SpaceX Launches Marketing for First Investment-Grade Bond Offering, Targeting at Least $20 Billion in Financing

Alina Collins
Published 2026-06-22About 7 min read

SpaceX has begun marketing its first investment-grade bond, targeting at least $20 billion to replace a bridge loan taken around its record IPO — a milestone that opens the public debt market as a permanent funding channel for the company's AI ambitions.

01

What is this bond for?

SpaceX plans to issue senior unsecured notes — corporate debt backed by the company's creditworthiness, not specific assets — targeting at least $20 billion.
The proceeds will replace a bridge loan of roughly the same size. This means → SpaceX is not adding new debt but converting short-term borrowing into longer-term, cheaper bonds.
The company noted the offering still depends on market conditions and other factors, so it is not yet final.
02

Why now — what is the logic?

SpaceX just completed a record $75 billion IPO. Moving straight to a bond offering is an unusually fast sequence.
In plain terms = the IPO handled equity; now comes debt. The company needs to formally convert pre-IPO temporary borrowing into permanent long-term bonds.
The bridge loan makes up the bulk of SpaceX's $29.1 billion in long-term debt. Once replaced, the debt structure becomes cleaner and cheaper to service.
03

What does an "investment-grade" rating mean here?

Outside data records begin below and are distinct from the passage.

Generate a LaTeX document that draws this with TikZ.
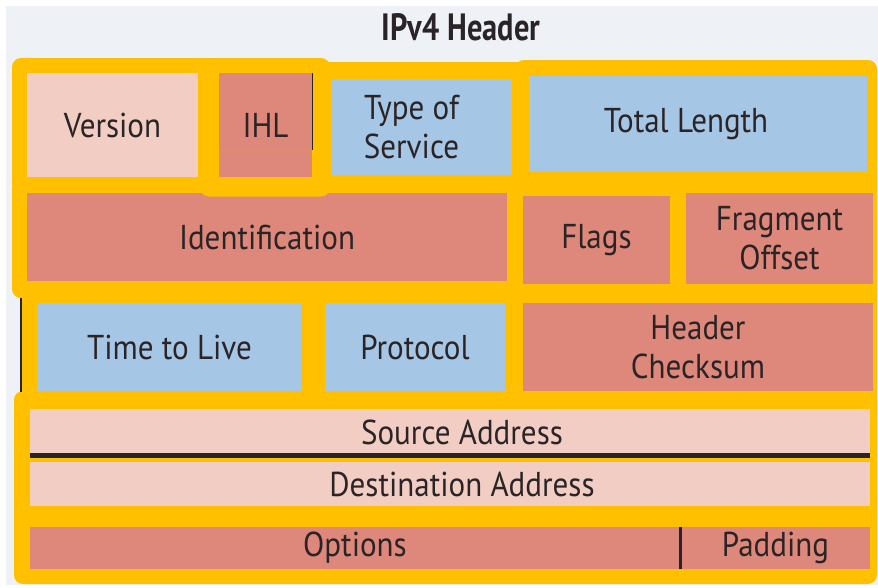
\documentclass[tikz,border=0pt]{standalone}
\usepackage{fontspec}
\newfontfamily\lblfont[FakeStretch=0.9]{PT Sans}
\newfontfamily\ttlfont[FakeStretch=0.8]{PT Sans}
\definecolor{ylw}{HTML}{FFC000}
\definecolor{panel}{HTML}{EEF2F6}
\definecolor{pinkl}{HTML}{F1CDC3}
\definecolor{salmon}{HTML}{DD887B}
\definecolor{bluel}{HTML}{A6C6E6}
\definecolor{txt}{HTML}{2A2426}
\tikzset{
  fld/.style={inner sep=0pt, outer sep=0pt, align=center, text=txt,
    font=\lblfont\fontsize{34.5}{39}\selectfont},
  ygroup/.style={fill=ylw, rounded corners=9pt},
  ybar/.style={fill=ylw}
}
\begin{document}
\begin{tikzpicture}[x=1pt,y=-1pt]
\useasboundingbox (0,0) rectangle (878,587);
\fill[white] (0,0) rectangle (878,587);
\fill[panel] (6,6) rectangle (878,585);
\node[text=txt, font=\ttlfont\bfseries\fontsize{38}{42}\selectfont] (title) at (461,27) {IPv4 Header};
% yellow groups
\fill[ybar] (320,62) rectangle (525,200);
\fill[ygroup] (12,180) rectangle (520,298);
\fill[ygroup] (515,60) rectangle (877,300);
\fill[ybar] (21,290) rectangle (877,400);
\fill[ygroup] (14,391) rectangle (877,584);
\draw[line width=1.2pt, txt] (21,298) -- (21,392);
\fill[ygroup] (12,58) rectangle (330,193);
% row 1
\node[fld, fill=pinkl, minimum width=171pt, minimum height=104pt] (ver) at (112.5,125) {Version};
\node[fld, fill=salmon, minimum width=93pt, minimum height=104pt] (ihl) at (265.5,125) {IHL};
\draw[txt, line width=0.8pt] (ihl.north east) -- (ihl.south east);
\node[fld, fill=bluel, minimum width=181pt, minimum height=96pt] (tos) at (421.5,127) {\hspace*{-20pt}Type of\\\hspace*{-20pt}Service};
\node[fld, fill=bluel, minimum width=338pt, minimum height=96pt] (tl) at (698,124) {\hspace*{-24pt}Total Length};
% row 2
\node[fld, fill=salmon, minimum width=480pt, minimum height=88pt] (id) at (267,237) {Identification};
\node[fld, fill=salmon, minimum width=147pt, minimum height=88pt] (flags) at (596.5,240) {Flags};
\node[fld, fill=salmon, minimum width=187pt, minimum height=91pt] (frag) at (779.5,238.5) {Fragment\\Offset};
% IHL group frame: its lower rounded corners show over row 2
\fill[ylw, even odd rule] [rounded corners=9pt] (200,150) rectangle (330,196.5)
  [sharp corners] (219,150) rectangle (312,177);
% row 3
\node[fld, fill=bluel, minimum width=265pt, minimum height=88pt] (ttl) at (169.5,347) {Time to Live};
\node[fld, fill=bluel, minimum width=180pt, minimum height=88pt] (proto) at (415,347) {Protocol};
\node[fld, fill=salmon, minimum width=350pt, minimum height=88pt] (chk) at (698,347) {Header\\Checksum};
% row 4
\node[fld, fill=pinkl, minimum width=840pt, minimum height=46pt] (src) at (450,432) {\hspace*{24pt}Source Address};
\node[fld, fill=pinkl, minimum width=840pt, minimum height=44pt] (dst) at (450,484) {\hspace*{24pt}Destination Address};
\draw[txt, line width=5pt] (src.south west) -- (src.south east);
% row 5
\node[fld, fill=salmon, minimum width=651pt, minimum height=42pt] (opt) at (355,548) {Options};
\node[fld, fill=salmon, minimum width=189pt, minimum height=42pt] (pad) at (775.5,548) {Padding};
\draw[txt, line width=3pt] (opt.north east) -- (opt.south east);
\end{tikzpicture}
\end{document}
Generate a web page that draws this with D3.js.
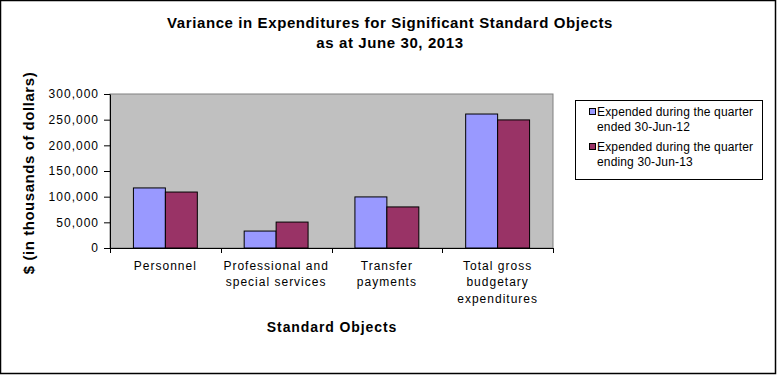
<!DOCTYPE html>
<html>
<head>
<meta charset="utf-8">
<script src="https://cdn.jsdelivr.net/npm/d3@7"></script>
<style>
  body { margin: 0; background: #fff; }
  text { font-family: Arial, "Liberation Sans", sans-serif; }
</style>
</head>
<body>
<div id="chart"></div>
<script>
// data (thousands of dollars)
var categories = ["Personnel", "Professional and special services", "Transfer payments", "Total gross budgetary expenditures"];
var categoryLines = [["Personnel"], ["Professional and", "special services"], ["Transfer", "payments"], ["Total gross", "budgetary", "expenditures"]];
var seriesNames = ["Expended during the quarter ended 30-Jun-12", "Expended during the quarter ending 30-Jun-13"];
var legendLines = [["Expended during the quarter", "ended 30-Jun-12"], ["Expended during the quarter", "ending 30-Jun-13"]];
var values2012 = [117000, 33000, 99500, 261000];
var values2013 = [109000, 50500, 80000, 249500];
var yTicks = [0, 50000, 100000, 150000, 200000, 250000, 300000];
var colors = ["#9999ff", "#993366"];

var W = 777, H = 375;
var plot = { left: 110, right: 553, top: 94, bottom: 248 };

var svg = d3.select("#chart").append("svg")
    .attr("width", W)
    .attr("height", H);

// outer frame
svg.append("rect")
    .attr("x", 0.5).attr("y", 0.5)
    .attr("width", W - 2).attr("height", H - 2)
    .attr("fill", "#fff")
    .attr("stroke", "#000")
    .attr("stroke-width", 1.5);

// title
svg.append("text")
    .attr("x", 390).attr("y", 28)
    .attr("text-anchor", "middle")
    .style("font-size", "15px").style("font-weight", "bold")
    .style("letter-spacing", "0.6px")
    .text("Variance in Expenditures for Significant Standard Objects");
svg.append("text")
    .attr("x", 390).attr("y", 48)
    .attr("text-anchor", "middle")
    .style("font-size", "15px").style("font-weight", "bold")
    .style("letter-spacing", "0.6px")
    .text("as at June 30, 2013");

var x0 = d3.scaleBand()
    .domain(categories)
    .range([plot.left, plot.right])
    .paddingInner(0.423)
    .paddingOuter(0.2115);
var x1 = d3.scaleBand()
    .domain([0, 1])
    .range([0, x0.bandwidth()]);
var y = d3.scaleLinear()
    .domain([0, 300000])
    .range([plot.bottom, plot.top]);

// plot background
svg.append("rect")
    .attr("x", plot.left).attr("y", plot.top)
    .attr("width", plot.right - plot.left)
    .attr("height", plot.bottom - plot.top)
    .attr("fill", "#c0c0c0")
    .attr("stroke", "#808080")
    .attr("stroke-width", 1);

// bars
var rows = categories.map(function (c, i) {
    return { cat: c, vals: [values2012[i], values2013[i]] };
});
var groups = svg.selectAll(".grp")
    .data(rows)
    .enter().append("g")
    .attr("class", "grp")
    .attr("transform", function (d) { return "translate(" + x0(d.cat) + ",0)"; });
groups.selectAll("rect")
    .data(function (d) { return d.vals.map(function (v, k) { return { k: k, v: v }; }); })
    .enter().append("rect")
    .attr("x", function (d) { return x1(d.k); })
    .attr("y", function (d) { return y(d.v); })
    .attr("width", x1.bandwidth())
    .attr("height", function (d) { return plot.bottom - y(d.v); })
    .attr("fill", function (d) { return colors[d.k]; })
    .attr("stroke", "#000")
    .attr("stroke-width", 1);

// y axis
var yAxis = svg.append("g")
    .attr("transform", "translate(" + plot.left + ",0)")
    .call(d3.axisLeft(y).tickValues(yTicks).tickSize(6).tickPadding(5).tickSizeOuter(0)
        .tickFormat(d3.format(",")));
yAxis.select(".domain").attr("stroke", "#000");
yAxis.selectAll("text")
    .style("font-size", "12px")
    .style("letter-spacing", "1px")
    .style("font-family", "Arial, 'Liberation Sans', sans-serif")
    .attr("fill", "#000");

// x axis line and ticks between categories
var xb = d3.scaleLinear().domain([0, categories.length]).range([plot.left, plot.right]);
svg.append("line")
    .attr("x1", plot.left).attr("x2", plot.right)
    .attr("y1", plot.bottom + 0.5).attr("y2", plot.bottom + 0.5)
    .attr("stroke", "#000");
svg.selectAll(".xtick")
    .data(d3.range(categories.length + 1))
    .enter().append("line")
    .attr("class", "xtick")
    .attr("x1", function (d) { return Math.round(xb(d)) + 0.5; })
    .attr("x2", function (d) { return Math.round(xb(d)) + 0.5; })
    .attr("y1", plot.bottom).attr("y2", plot.bottom + 5)
    .attr("stroke", "#000");

// category labels
categories.forEach(function (c, i) {
    var t = svg.append("text")
        .attr("text-anchor", "middle")
        .style("font-size", "12px")
        .style("letter-spacing", "1px");
    categoryLines[i].forEach(function (line, j) {
        t.append("tspan")
            .attr("x", x0(c) + x0.bandwidth() / 2)
            .attr("y", 270 + j * 16.3)
            .text(line);
    });
});

// axis titles
svg.append("text")
    .attr("x", 332).attr("y", 332)
    .attr("text-anchor", "middle")
    .style("font-size", "14px").style("font-weight", "bold")
    .style("letter-spacing", "0.9px")
    .text("Standard Objects");
svg.append("text")
    .attr("transform", "translate(34,173) rotate(-90)")
    .attr("text-anchor", "middle")
    .style("font-size", "15px").style("font-weight", "bold")
    .style("letter-spacing", "0.55px")
    .text("$ (in thousands of dollars)");

// legend
var legend = svg.append("g");
legend.append("rect")
    .attr("x", 575.5).attr("y", 100.5)
    .attr("width", 187).attr("height", 79)
    .attr("fill", "#fff")
    .attr("stroke", "#000");
seriesNames.forEach(function (s, i) {
    var ly = 116 + i * 35;
    legend.append("rect")
        .attr("x", 589.5).attr("y", ly - 7.5)
        .attr("width", 6).attr("height", 6)
        .attr("fill", colors[i])
        .attr("stroke", "#000");
    var t = legend.append("text")
        .style("font-size", "12px")
        .style("letter-spacing", "0.15px");
    legendLines[i].forEach(function (line, j) {
        t.append("tspan")
            .attr("x", 597).attr("y", ly + j * 15)
            .text(line);
    });
});
</script>
</body>
</html>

Last week SpaceX received BBB-tier ratings from all three major agencies: Moody's at Baa1, Fitch at BBB+, and S&P at BBB.
This means → all three consider SpaceX a solid borrower, rated three notches above junk.
In plain terms = this rating unlocks a much larger pool of bond buyers. Investment-grade funds that cannot touch junk debt can now participate — more demand drives the interest rate down.
04

Who is arranging the deal?

Bank of America, Citigroup, Goldman Sachs, JPMorgan, and Morgan Stanley are scheduling investor calls for Monday.
These are the same five banks that provided the original bridge loan. This reflects a two-step playbook — bridge first, then bond — planned from the start.
05

What signal does this send to the market?

This is SpaceX's first-ever public bond offering as an investment-grade issuer — a milestone in its own right.
This means → if the deal goes smoothly, SpaceX can tap the bond market repeatedly to fund AI and other initiatives. The borrowing channel is now open.
In plain terms = SpaceX previously relied on private placements and bank loans. Now it can issue public debt the way Apple or Microsoft does — a fundamentally different scale and flexibility of funding.

Content is for reference only, not financial advice.